The midwit take is “this is sexist essentialism and should be discarded.”
The better take is that Long is describing a polarity pathology in mythic language. “Man” and “woman” are not merely demographic categories here. They are directions of force: outgoing authority and receptive love. When authority loses love, it becomes aggression, discharge, busyness, and world-building as escape. When love loses authority, it becomes emotional demand, sexual projection, manipulation, and dependence on attention.
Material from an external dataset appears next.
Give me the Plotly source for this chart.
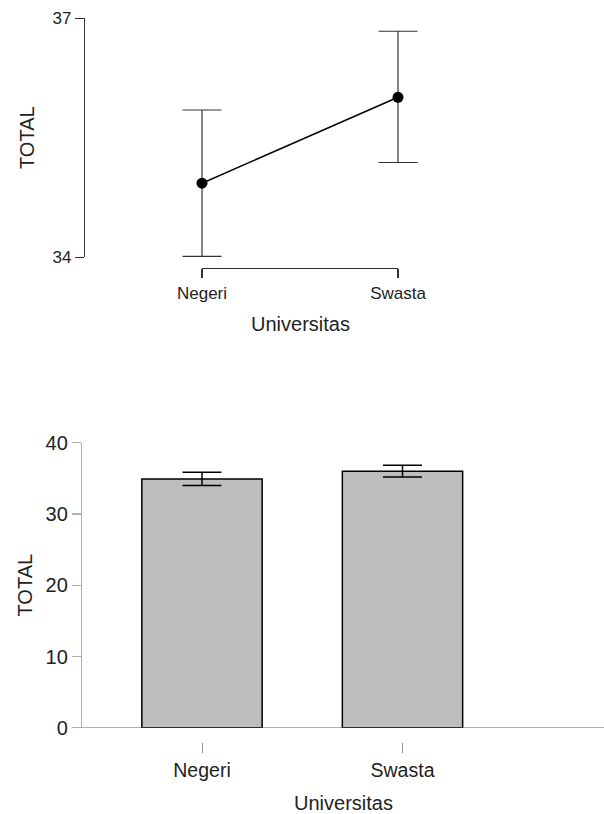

The deeper claim is not that men must dominate and women must submit. It is the opposite: domination and submission are what happen after authority and love have both failed.
Main Payoff
The modern couple often tries to solve lovelessness with more sex, better technique, more equality, more communication, more autonomy, more attractiveness, more options, or more emotional processing. Long’s challenge is simpler and more brutal:
Is love actually present in the body, or are both people using sex to avoid discovering that it is not?
If love is absent, no amount of sexual sophistication solves the absence. If love is present, technique becomes secondary. The man does not need to conquer, perform, or discharge. The woman does not need to please, compete, or manipulate. Both can stop using sexuality as proof and let it become meeting.
The repair is not prudery. It is not repression. It is not moralism. It is the restoration of physical love as a form of truth: two bodies no longer lying to each other with sensation.